The number of people with new work-related term life benefits increased 14% between the fourth quarter of 2020 and the fourth quarter of 2021.

The number with work-related permanent life insurance benefits — products such as universal life insurance and whole life insurance — soared 111%.

LIMRA has told the story in a new batch of workplace benefits sales survey results for the fourth quarter of 2021.

What It Means

For an insurance, retirement or general financial advisor, a client's collection of work-related benefits can be a mystery, a source of comfort or a place to look for easy savings.

An advisor might have to struggle to get a client to find, and bring in, the paper bag full of papers explaining just what the client bought at the office, or to help the client recover the password that leads to the email account that can help the employee break into the employee portal, to see just what the employee bought.

In a crisis, the right benefits could save a client's way of life.

The wrong benefits could crowd out individual savings, investment or insurance arrangements that might better suit the client's needs.

The Numbers

LIMRA collects data on several different measures of benefits sales trends.

For an advisor in the individual market, the most interesting set of measures may be the one that reflects ups and downs in the number of people who have certain types of coverage, whether they have the coverage as a result of the sale of employer-paid group coverage, worker-paid group coverage or individual policies sold at the work site.

COVID-19 helped make the fourth quarter of 2021 a great quarter for new life insurance benefits sales.

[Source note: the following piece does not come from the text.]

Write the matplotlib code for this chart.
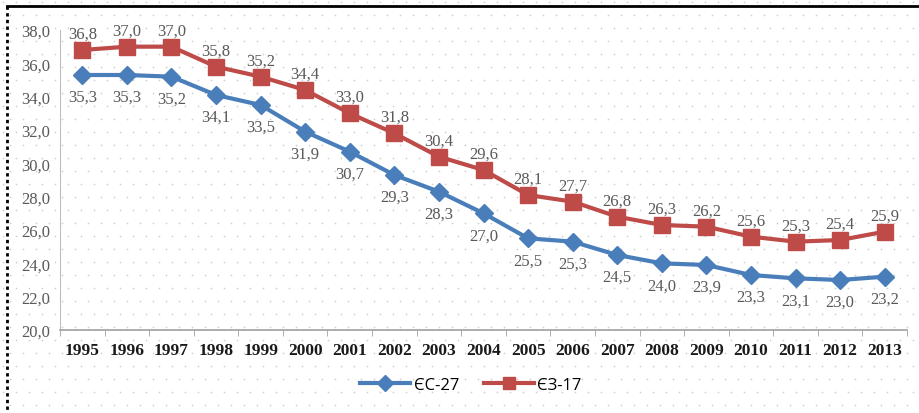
import matplotlib
matplotlib.use("Agg")
import matplotlib.pyplot as plt
import numpy as np

years = [str(y) for y in range(1995, 2014)]
eu27 = [35.3, 35.3, 35.2, 34.1, 33.5, 31.9, 30.7, 29.3, 28.3, 27.0,
        25.5, 25.3, 24.5, 24.0, 23.9, 23.3, 23.1, 23.0, 23.2]
ez17 = [36.8, 37.0, 37.0, 35.8, 35.2, 34.4, 33.0, 31.8, 30.4, 29.6,
        28.1, 27.7, 26.8, 26.3, 26.2, 25.6, 25.3, 25.4, 25.9]
yticks = np.arange(20, 38.1, 2)

blue = "#4A7EBB"
red = "#BE4B48"
grey_txt = "#595959"

fig = plt.figure(figsize=(9.19, 4.14), dpi=100)

# dotted background pattern
bg = fig.add_axes([0, 0, 1, 1])
bg.set_xlim(0, 919)
bg.set_ylim(414, 0)
bg.axis("off")
dx, dy = 13, 13
xs, ys = [], []
for r, yy in enumerate(np.arange(3, 414, dy)):
    off = 0 if r % 2 == 0 else dx / 2
    for xx in np.arange(3 + off, 919, dx):
        xs.append(xx)
        ys.append(yy)
bg.scatter(xs, ys, s=1.5, color="#cfcfcf", linewidths=0)
# outer frame: solid top, dotted left
bg.plot([7, 919], [7, 7], color="black", lw=2)
bg.plot([7, 7], [7, 414], color="black", lw=2, ls=(0, (1.2, 1.2)))

ax = fig.add_axes([60 / 919, 83 / 414, 847 / 919, 300 / 414])
ax.patch.set_alpha(0)
x = np.arange(len(years))
l1, = ax.plot(x, eu27, color=blue, lw=3, marker="D", ms=9,
              markeredgecolor=blue, label="ЄС-27")
l2, = ax.plot(x, ez17, color=red, lw=3, marker="s", ms=11,
              markeredgecolor=red, label="ЄЗ-17")

for xi, v in zip(x, eu27):
    ax.annotate(f"{v:.1f}".replace(".", ","), (xi, v), xytext=(0, -10),
                textcoords="offset points", ha="center", va="top",
                fontsize=12, color=grey_txt, family="Liberation Serif")
for xi, v in zip(x, ez17):
    ax.annotate(f"{v:.1f}".replace(".", ","), (xi, v), xytext=(0, 6),
                textcoords="offset points", ha="center", va="bottom",
                fontsize=12, color=grey_txt, family="Liberation Serif")

ax.set_xlim(-0.5, len(years) - 0.5)
ax.set_ylim(20, 38)
ax.set_yticks(yticks)
ax.set_yticklabels([f"{t:.1f}".replace(".", ",") for t in yticks],
                   family="Liberation Serif", fontsize=12, color=grey_txt)
ax.set_xticks(x)
ax.set_xticklabels(years, family="Liberation Serif", fontsize=12.5,
                   fontweight="bold", color="#1a1a1a")
ax.set_xticks(np.arange(-0.5, len(years), 1), minor=True)
ax.tick_params(axis="x", which="major", length=0, pad=9)
ax.tick_params(axis="x", which="minor", length=4, color="#a0a0a0")
ax.tick_params(axis="y", length=0, pad=7)
for s in ["top", "right"]:
    ax.spines[s].set_visible(False)
ax.spines["left"].set_color("#bfbfbf")
ax.spines["bottom"].set_color("#a0a0a0")
ax.spines["bottom"].set_linewidth(1.2)

fig.legend(handles=[l1, l2], loc="center", bbox_to_anchor=(471 / 919, 1 - 386 / 414),
           ncol=2, frameon=False, prop={"family": "Open Sans", "size": 12},
           handlelength=3, columnspacing=1.5, handletextpad=0.2, markerscale=0.85)

fig.savefig("out.png", dpi=100)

The increase in the number of new holders of work-related permanent life coverage could be of especially keen interest to an advisor, because a client may be able to turn the policy into a retirement savings vehicle, borrow against the policy cash value, or even sell the policy into the life settlement market.

Here's what happened to the number of people with some other types of newly purchased  work-related benefits included in the LIMRA data:

  • Long-term disability insurance: down 2%.
  • Short-term disability insurance: down 18%.
  • Accident insurance: up 11%.
  • Critical illness insurance: up 9%.